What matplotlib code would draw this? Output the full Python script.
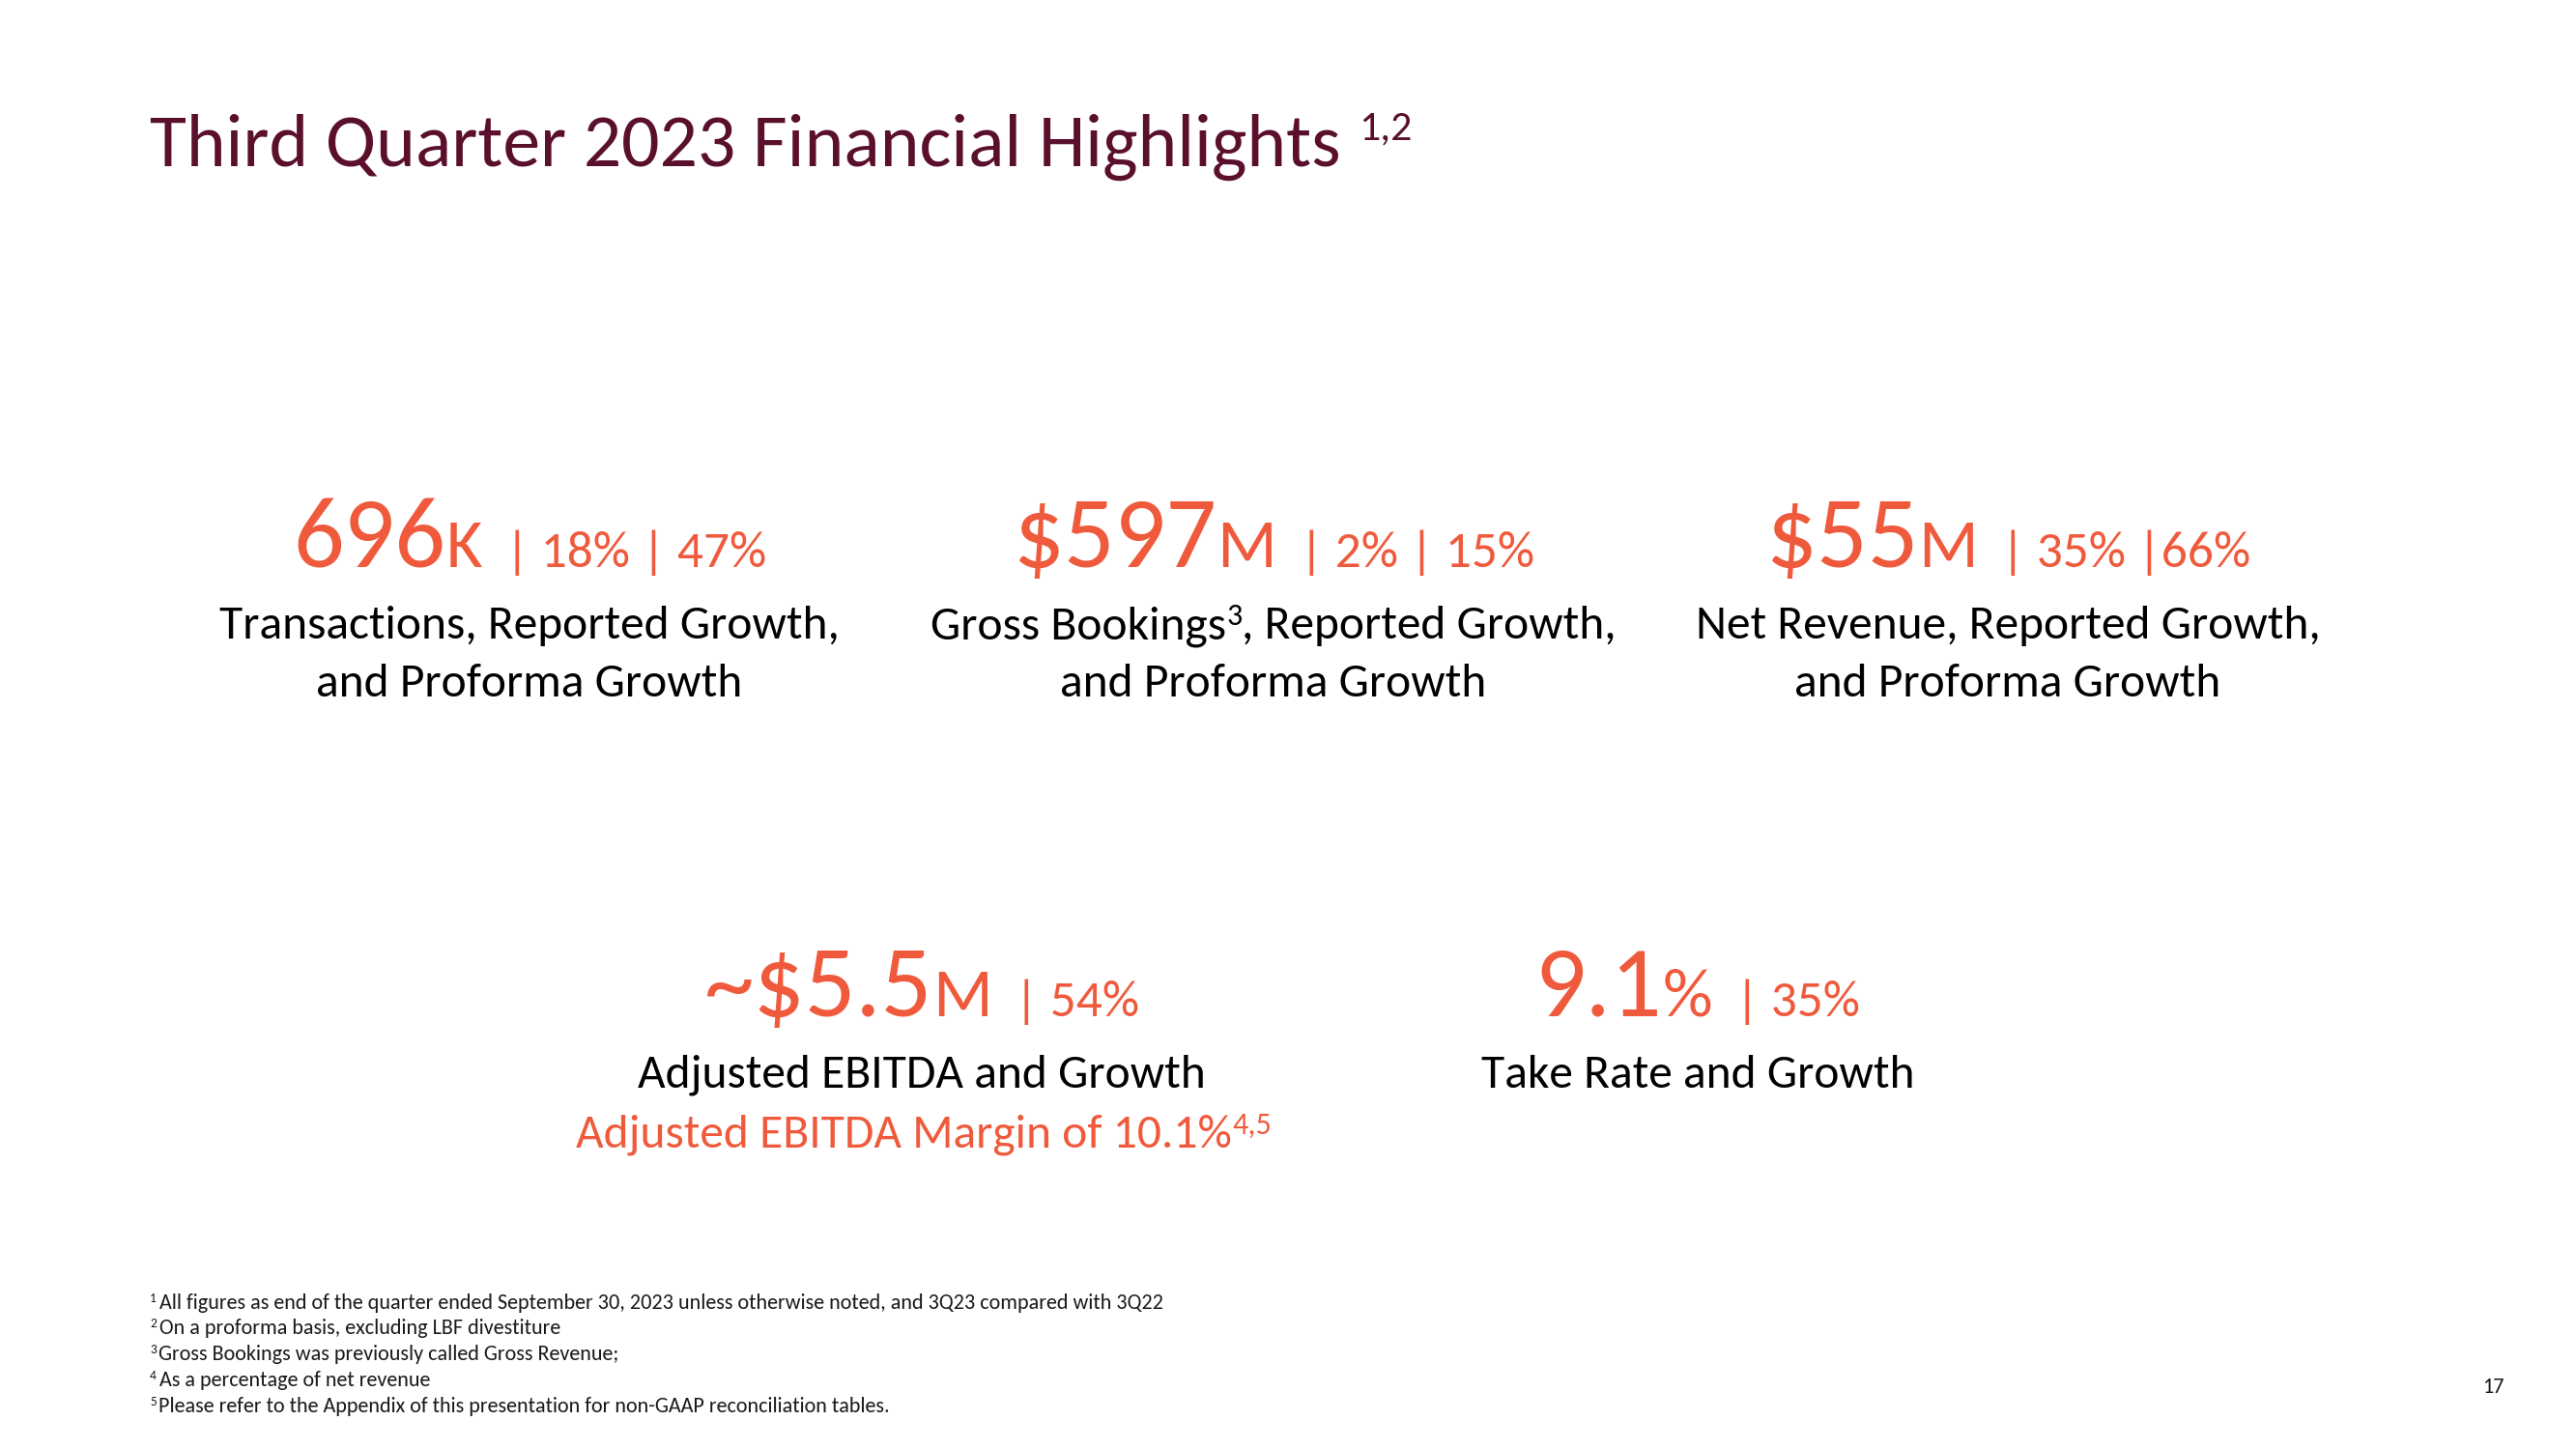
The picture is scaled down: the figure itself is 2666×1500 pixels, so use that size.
import matplotlib
matplotlib.use("Agg")
import matplotlib.pyplot as plt
from matplotlib import font_manager

# ---------------- data ----------------
title_text = "Third Quarter 2023 Financial Highlights"
title_note = "1,2"

kpi_values = ["696", "$597", "$55", "~$5.5", "9.1"]
kpi_units = ["K", "M", "M", "M", "%"]
kpi_growth = ["| 18% | 47%", "| 2% | 15%", "| 35% |66%", "| 54%", "| 35%"]

# label lines: list of (text, is_superscript) pieces
kpi_labels = [
    [[("Transactions, Reported Growth,", 0)], [("and Proforma Growth", 0)]],
    [[("Gross Bookings", 0), ("3", 1), (", Reported Growth,", 0)], [("and Proforma Growth", 0)]],
    [[("Net Revenue, Reported Growth,", 0)], [("and Proforma Growth", 0)]],
    [[("Adjusted EBITDA and Growth", 0)]],
    [[("Take Rate and Growth", 0)]],
]
ebitda_margin_text = "Adjusted EBITDA Margin of 10.1%"
ebitda_margin_note = "4,5"

footnote_marks = ["1", "2", "3", "4", "5"]
footnote_texts = [
    "All figures as end of the quarter ended September 30, 2023 unless otherwise noted, and 3Q23 compared with 3Q22",
    "On a proforma basis, excluding LBF divestiture",
    "Gross Bookings was previously called Gross Revenue;",
    "As a percentage of net revenue",
    "Please refer to the Appendix of this presentation for non-GAAP reconciliation tables.",
]
page_number = "17"

# ---------------- style / layout ----------------
W, H, DPI = 2666, 1500, 100
names = {f.name for f in font_manager.fontManager.ttflist}
FONT = "Carlito" if "Carlito" in names else "Lato"

MAROON = "#5A0F2D"
ORANGE = "#F05A3C"
BLACK = "#000000"
GREY = "#1A1A1A"

kpi_pos = [(548, 587), (1318, 587), (2078, 587), (954, 1052), (1757, 1052)]
label_gap1 = 74      # baseline of first label line below KPI baseline
label_step = 60      # label line spacing

fig = plt.figure(figsize=(W / DPI, H / DPI), dpi=DPI)
fig.patch.set_facecolor("white")
renderer = fig.canvas.get_renderer()


def fx(x):
    return x / W


def fy(y):
    return 1 - y / H


def measure(s, size):
    t = fig.text(0, 0, s, fontsize=size, family=FONT)
    w = t.get_window_extent(renderer).width
    t.remove()
    return w


def metrics(pieces, k):
    out, total = [], 0.0
    for (s, size, color, gap_em, rise_em) in pieces:
        sz = size * k
        px = sz * DPI / 72
        w = measure(s, sz)
        total += gap_em * px + w
        out.append((sz, px, w))
    return out, total


def draw(pieces, x, baseline, k, ha="center"):
    ms, total = metrics(pieces, k)
    cur = x - total / 2 if ha == "center" else x
    for (s, size, color, gap_em, rise_em), (sz, px, w) in zip(pieces, ms):
        cur += gap_em * px
        fig.text(fx(cur), fy(baseline - rise_em * px), s, fontsize=sz,
                 color=color, family=FONT, ha="left", va="baseline")
        cur += w
    return total


def fit(pieces, target):
    _, total = metrics(pieces, 1.0)
    return target / total


# ---- title ----
title_pieces = [(title_text, 64, MAROON, 0, 0)]
kt = fit(title_pieces, 1234)
draw(title_pieces + [(title_note, 36, MAROON, 0.42, 0.62)], 155, 172, kt, ha="left")

# ---- KPIs ----
def kpi_pieces(i):
    return [(kpi_values[i], 72, ORANGE, 0, 0),
            (kpi_units[i], 50, ORANGE, 0.0, 0),
            (kpi_growth[i], 37, ORANGE, 0.45, 0)]

kk = fit(kpi_pieces(0), 490)

def label_pieces(line, color=BLACK):
    ps = []
    for s, sup in line:
        if sup:
            ps.append((s, 26, color, 0.0, 0.42))
        else:
            ps.append((s, 40, color, 0, 0))
    return ps

kl = fit(label_pieces(kpi_labels[0][0]), 641)

for i, (cx, by) in enumerate(kpi_pos):
    draw(kpi_pieces(i), cx, by, kk)
    for j, line in enumerate(kpi_labels[i]):
        draw(label_pieces(line), cx, by + label_gap1 + j * label_step, kl)

# EBITDA margin sub-label
cx, by = kpi_pos[3]
draw([(ebitda_margin_text, 40, ORANGE, 0, 0),
      (ebitda_margin_note, 26, ORANGE, 0.0, 0.42)],
     cx + 2, by + label_gap1 + label_step + 1, kl)

# ---- footnotes ----
def fn_pieces(i):
    return [(footnote_marks[i], 11, GREY, 0, 0.55),
            (footnote_texts[i], 18, GREY, 0.12, 0)]

kf = fit(fn_pieces(0), 1052)
fn_base = [1355, 1381, 1408, 1435, 1462]
for i in range(len(footnote_texts)):
    draw(fn_pieces(i), 155, fn_base[i], kf, ha="left")

# ---- page number ----
draw([(page_number, 18, GREY, 0, 0)], 2580, 1442, kf)

fig.savefig("out.png", dpi=DPI, facecolor="white")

SHORT PROBLEM: Quote the preceding listing precisely and completely, omitting its images.

RESPONSE TO THE EXERCISE:
What matplotlib code would draw this? Output the full Python script.
The picture is scaled down: the figure itself is 2666×1500 pixels, so use that size.
import matplotlib
matplotlib.use("Agg")
import matplotlib.pyplot as plt
from matplotlib import font_manager

# ---------------- data ----------------
title_text = "Third Quarter 2023 Financial Highlights"
title_note = "1,2"

kpi_values = ["696", "$597", "$55", "~$5.5", "9.1"]
kpi_units = ["K", "M", "M", "M", "%"]
kpi_growth = ["| 18% | 47%", "| 2% | 15%", "| 35% |66%", "| 54%", "| 35%"]

# label lines: list of (text, is_superscript) pieces
kpi_labels = [
    [[("Transactions, Reported Growth,", 0)], [("and Proforma Growth", 0)]],
    [[("Gross Bookings", 0), ("3", 1), (", Reported Growth,", 0)], [("and Proforma Growth", 0)]],
    [[("Net Revenue, Reported Growth,", 0)], [("and Proforma Growth", 0)]],
    [[("Adjusted EBITDA and Growth", 0)]],
    [[("Take Rate and Growth", 0)]],
]
ebitda_margin_text = "Adjusted EBITDA Margin of 10.1%"
ebitda_margin_note = "4,5"

footnote_marks = ["1", "2", "3", "4", "5"]
footnote_texts = [
    "All figures as end of the quarter ended September 30, 2023 unless otherwise noted, and 3Q23 compared with 3Q22",
    "On a proforma basis, excluding LBF divestiture",
    "Gross Bookings was previously called Gross Revenue;",
    "As a percentage of net revenue",
    "Please refer to the Appendix of this presentation for non-GAAP reconciliation tables.",
]
page_number = "17"

# ---------------- style / layout ----------------
W, H, DPI = 2666, 1500, 100
names = {f.name for f in font_manager.fontManager.ttflist}
FONT = "Carlito" if "Carlito" in names else "Lato"

MAROON = "#5A0F2D"
ORANGE = "#F05A3C"
BLACK = "#000000"
GREY = "#1A1A1A"

kpi_pos = [(548, 587), (1318, 587), (2078, 587), (954, 1052), (1757, 1052)]
label_gap1 = 74      # baseline of first label line below KPI baseline
label_step = 60      # label line spacing

fig = plt.figure(figsize=(W / DPI, H / DPI), dpi=DPI)
fig.patch.set_facecolor("white")
renderer = fig.canvas.get_renderer()


def fx(x):
    return x / W


def fy(y):
    return 1 - y / H


def measure(s, size):
    t = fig.text(0, 0, s, fontsize=size, family=FONT)
    w = t.get_window_extent(renderer).width
    t.remove()
    return w


def metrics(pieces, k):
    out, total = [], 0.0
    for (s, size, color, gap_em, rise_em) in pieces:
        sz = size * k
        px = sz * DPI / 72
        w = measure(s, sz)
        total += gap_em * px + w
        out.append((sz, px, w))
    return out, total


def draw(pieces, x, baseline, k, ha="center"):
    ms, total = metrics(pieces, k)
    cur = x - total / 2 if ha == "center" else x
    for (s, size, color, gap_em, rise_em), (sz, px, w) in zip(pieces, ms):
        cur += gap_em * px
        fig.text(fx(cur), fy(baseline - rise_em * px), s, fontsize=sz,
                 color=color, family=FONT, ha="left", va="baseline")
        cur += w
    return total


def fit(pieces, target):
    _, total = metrics(pieces, 1.0)
    return target / total


# ---- title ----
title_pieces = [(title_text, 64, MAROON, 0, 0)]
kt = fit(title_pieces, 1234)
draw(title_pieces + [(title_note, 36, MAROON, 0.42, 0.62)], 155, 172, kt, ha="left")

# ---- KPIs ----
def kpi_pieces(i):
    return [(kpi_values[i], 72, ORANGE, 0, 0),
            (kpi_units[i], 50, ORANGE, 0.0, 0),
            (kpi_growth[i], 37, ORANGE, 0.45, 0)]

kk = fit(kpi_pieces(0), 490)

def label_pieces(line, color=BLACK):
    ps = []
    for s, sup in line:
        if sup:
            ps.append((s, 26, color, 0.0, 0.42))
        else:
            ps.append((s, 40, color, 0, 0))
    return ps

kl = fit(label_pieces(kpi_labels[0][0]), 641)

for i, (cx, by) in enumerate(kpi_pos):
    draw(kpi_pieces(i), cx, by, kk)
    for j, line in enumerate(kpi_labels[i]):
        draw(label_pieces(line), cx, by + label_gap1 + j * label_step, kl)

# EBITDA margin sub-label
cx, by = kpi_pos[3]
draw([(ebitda_margin_text, 40, ORANGE, 0, 0),
      (ebitda_margin_note, 26, ORANGE, 0.0, 0.42)],
     cx + 2, by + label_gap1 + label_step + 1, kl)

# ---- footnotes ----
def fn_pieces(i):
    return [(footnote_marks[i], 11, GREY, 0, 0.55),
            (footnote_texts[i], 18, GREY, 0.12, 0)]

kf = fit(fn_pieces(0), 1052)
fn_base = [1355, 1381, 1408, 1435, 1462]
for i in range(len(footnote_texts)):
    draw(fn_pieces(i), 155, fn_base[i], kf, ha="left")

# ---- page number ----
draw([(page_number, 18, GREY, 0, 0)], 2580, 1442, kf)

fig.savefig("out.png", dpi=DPI, facecolor="white")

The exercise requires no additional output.